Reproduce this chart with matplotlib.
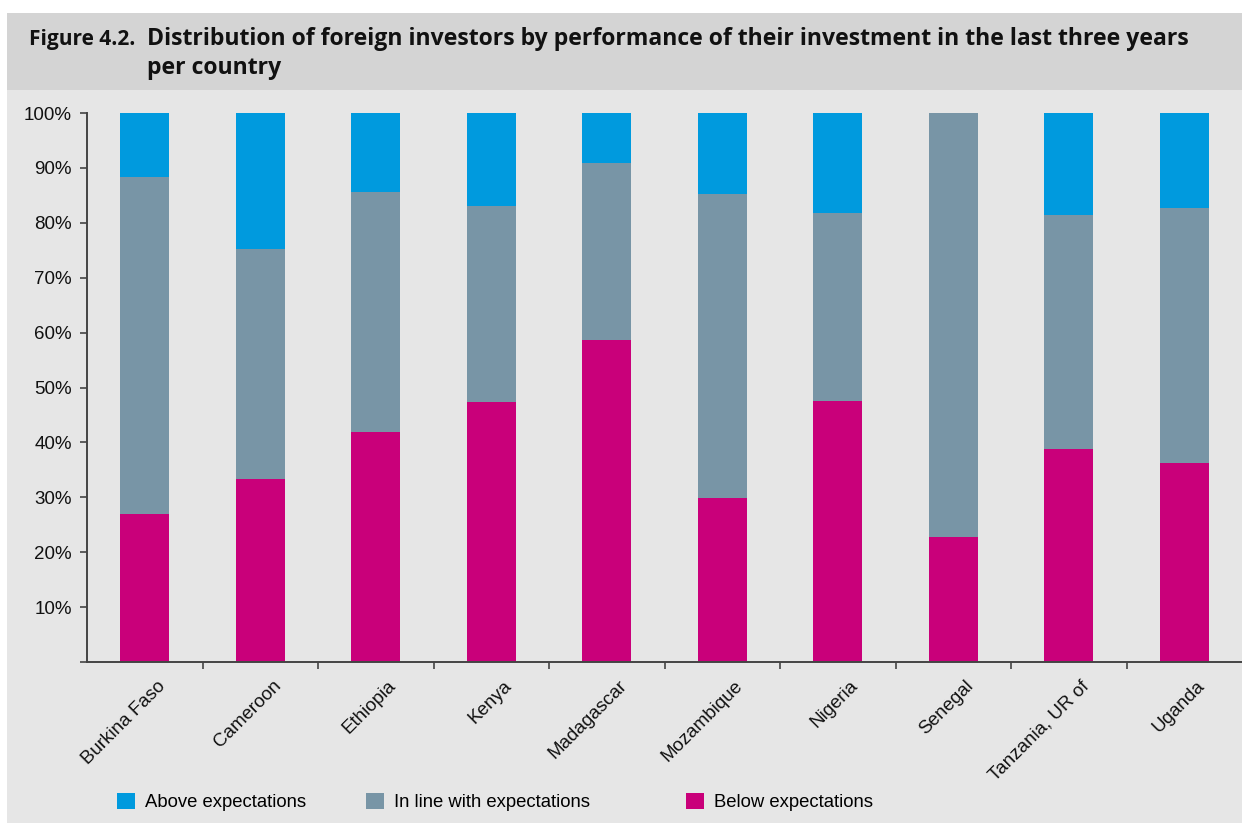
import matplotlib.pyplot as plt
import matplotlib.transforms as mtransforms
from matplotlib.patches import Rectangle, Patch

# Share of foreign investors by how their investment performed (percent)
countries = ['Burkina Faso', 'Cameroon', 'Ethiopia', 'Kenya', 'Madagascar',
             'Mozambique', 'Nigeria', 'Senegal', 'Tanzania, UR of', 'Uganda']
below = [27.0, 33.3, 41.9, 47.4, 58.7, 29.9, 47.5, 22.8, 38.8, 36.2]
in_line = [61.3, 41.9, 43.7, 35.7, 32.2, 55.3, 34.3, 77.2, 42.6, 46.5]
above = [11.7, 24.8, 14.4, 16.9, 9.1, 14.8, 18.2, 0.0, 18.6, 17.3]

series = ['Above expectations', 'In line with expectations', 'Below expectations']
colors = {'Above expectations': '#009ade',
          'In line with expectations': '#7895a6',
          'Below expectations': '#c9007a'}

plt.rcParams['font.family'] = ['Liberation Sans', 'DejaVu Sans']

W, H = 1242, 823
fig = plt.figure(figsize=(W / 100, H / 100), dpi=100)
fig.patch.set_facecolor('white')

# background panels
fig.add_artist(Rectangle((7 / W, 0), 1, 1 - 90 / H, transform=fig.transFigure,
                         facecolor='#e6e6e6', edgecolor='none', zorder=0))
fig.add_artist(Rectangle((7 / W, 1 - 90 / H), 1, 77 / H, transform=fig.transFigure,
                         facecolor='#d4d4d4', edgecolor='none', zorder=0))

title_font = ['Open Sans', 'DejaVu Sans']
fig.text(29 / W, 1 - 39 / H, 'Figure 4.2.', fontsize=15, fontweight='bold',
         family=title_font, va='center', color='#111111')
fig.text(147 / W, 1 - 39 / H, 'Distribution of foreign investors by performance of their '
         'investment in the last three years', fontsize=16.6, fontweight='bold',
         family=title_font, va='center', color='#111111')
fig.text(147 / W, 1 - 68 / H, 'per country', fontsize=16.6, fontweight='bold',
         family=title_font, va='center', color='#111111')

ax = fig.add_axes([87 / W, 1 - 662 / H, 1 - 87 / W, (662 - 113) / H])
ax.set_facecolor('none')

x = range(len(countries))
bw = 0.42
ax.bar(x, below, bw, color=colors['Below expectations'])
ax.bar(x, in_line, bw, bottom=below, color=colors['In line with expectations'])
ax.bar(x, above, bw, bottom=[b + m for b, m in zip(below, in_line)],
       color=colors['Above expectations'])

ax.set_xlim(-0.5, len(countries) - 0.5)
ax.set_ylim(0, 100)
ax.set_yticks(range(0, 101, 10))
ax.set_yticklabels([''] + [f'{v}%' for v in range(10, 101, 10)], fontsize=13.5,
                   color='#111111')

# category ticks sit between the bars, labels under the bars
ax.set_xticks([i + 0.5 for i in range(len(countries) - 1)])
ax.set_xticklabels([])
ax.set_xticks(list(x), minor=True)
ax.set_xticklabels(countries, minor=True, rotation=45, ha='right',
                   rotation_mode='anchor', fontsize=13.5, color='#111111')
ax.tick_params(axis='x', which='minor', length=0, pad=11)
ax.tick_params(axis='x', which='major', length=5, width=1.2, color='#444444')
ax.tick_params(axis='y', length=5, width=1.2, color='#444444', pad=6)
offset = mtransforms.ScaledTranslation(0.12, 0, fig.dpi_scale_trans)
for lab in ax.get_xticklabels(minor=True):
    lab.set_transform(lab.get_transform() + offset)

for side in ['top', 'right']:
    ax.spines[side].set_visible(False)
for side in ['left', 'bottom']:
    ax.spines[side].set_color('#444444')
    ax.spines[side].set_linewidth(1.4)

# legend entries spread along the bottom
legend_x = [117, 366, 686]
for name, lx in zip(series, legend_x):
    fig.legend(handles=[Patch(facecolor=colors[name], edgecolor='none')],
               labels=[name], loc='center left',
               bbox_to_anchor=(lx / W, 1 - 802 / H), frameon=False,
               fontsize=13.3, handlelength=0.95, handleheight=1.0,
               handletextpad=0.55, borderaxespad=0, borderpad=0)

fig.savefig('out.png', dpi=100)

::::

Without including any pictures, print all of the material exactly as given.

Reproduce this chart with matplotlib.
import matplotlib.pyplot as plt
import matplotlib.transforms as mtransforms
from matplotlib.patches import Rectangle, Patch

# Share of foreign investors by how their investment performed (percent)
countries = ['Burkina Faso', 'Cameroon', 'Ethiopia', 'Kenya', 'Madagascar',
             'Mozambique', 'Nigeria', 'Senegal', 'Tanzania, UR of', 'Uganda']
below = [27.0, 33.3, 41.9, 47.4, 58.7, 29.9, 47.5, 22.8, 38.8, 36.2]
in_line = [61.3, 41.9, 43.7, 35.7, 32.2, 55.3, 34.3, 77.2, 42.6, 46.5]
above = [11.7, 24.8, 14.4, 16.9, 9.1, 14.8, 18.2, 0.0, 18.6, 17.3]

series = ['Above expectations', 'In line with expectations', 'Below expectations']
colors = {'Above expectations': '#009ade',
          'In line with expectations': '#7895a6',
          'Below expectations': '#c9007a'}

plt.rcParams['font.family'] = ['Liberation Sans', 'DejaVu Sans']

W, H = 1242, 823
fig = plt.figure(figsize=(W / 100, H / 100), dpi=100)
fig.patch.set_facecolor('white')

# background panels
fig.add_artist(Rectangle((7 / W, 0), 1, 1 - 90 / H, transform=fig.transFigure,
                         facecolor='#e6e6e6', edgecolor='none', zorder=0))
fig.add_artist(Rectangle((7 / W, 1 - 90 / H), 1, 77 / H, transform=fig.transFigure,
                         facecolor='#d4d4d4', edgecolor='none', zorder=0))

title_font = ['Open Sans', 'DejaVu Sans']
fig.text(29 / W, 1 - 39 / H, 'Figure 4.2.', fontsize=15, fontweight='bold',
         family=title_font, va='center', color='#111111')
fig.text(147 / W, 1 - 39 / H, 'Distribution of foreign investors by performance of their '
         'investment in the last three years', fontsize=16.6, fontweight='bold',
         family=title_font, va='center', color='#111111')
fig.text(147 / W, 1 - 68 / H, 'per country', fontsize=16.6, fontweight='bold',
         family=title_font, va='center', color='#111111')

ax = fig.add_axes([87 / W, 1 - 662 / H, 1 - 87 / W, (662 - 113) / H])
ax.set_facecolor('none')

x = range(len(countries))
bw = 0.42
ax.bar(x, below, bw, color=colors['Below expectations'])
ax.bar(x, in_line, bw, bottom=below, color=colors['In line with expectations'])
ax.bar(x, above, bw, bottom=[b + m for b, m in zip(below, in_line)],
       color=colors['Above expectations'])

ax.set_xlim(-0.5, len(countries) - 0.5)
ax.set_ylim(0, 100)
ax.set_yticks(range(0, 101, 10))
ax.set_yticklabels([''] + [f'{v}%' for v in range(10, 101, 10)], fontsize=13.5,
                   color='#111111')

# category ticks sit between the bars, labels under the bars
ax.set_xticks([i + 0.5 for i in range(len(countries) - 1)])
ax.set_xticklabels([])
ax.set_xticks(list(x), minor=True)
ax.set_xticklabels(countries, minor=True, rotation=45, ha='right',
                   rotation_mode='anchor', fontsize=13.5, color='#111111')
ax.tick_params(axis='x', which='minor', length=0, pad=11)
ax.tick_params(axis='x', which='major', length=5, width=1.2, color='#444444')
ax.tick_params(axis='y', length=5, width=1.2, color='#444444', pad=6)
offset = mtransforms.ScaledTranslation(0.12, 0, fig.dpi_scale_trans)
for lab in ax.get_xticklabels(minor=True):
    lab.set_transform(lab.get_transform() + offset)

for side in ['top', 'right']:
    ax.spines[side].set_visible(False)
for side in ['left', 'bottom']:
    ax.spines[side].set_color('#444444')
    ax.spines[side].set_linewidth(1.4)

# legend entries spread along the bottom
legend_x = [117, 366, 686]
for name, lx in zip(series, legend_x):
    fig.legend(handles=[Patch(facecolor=colors[name], edgecolor='none')],
               labels=[name], loc='center left',
               bbox_to_anchor=(lx / W, 1 - 802 / H), frameon=False,
               fontsize=13.3, handlelength=0.95, handleheight=1.0,
               handletextpad=0.55, borderaxespad=0, borderpad=0)

fig.savefig('out.png', dpi=100)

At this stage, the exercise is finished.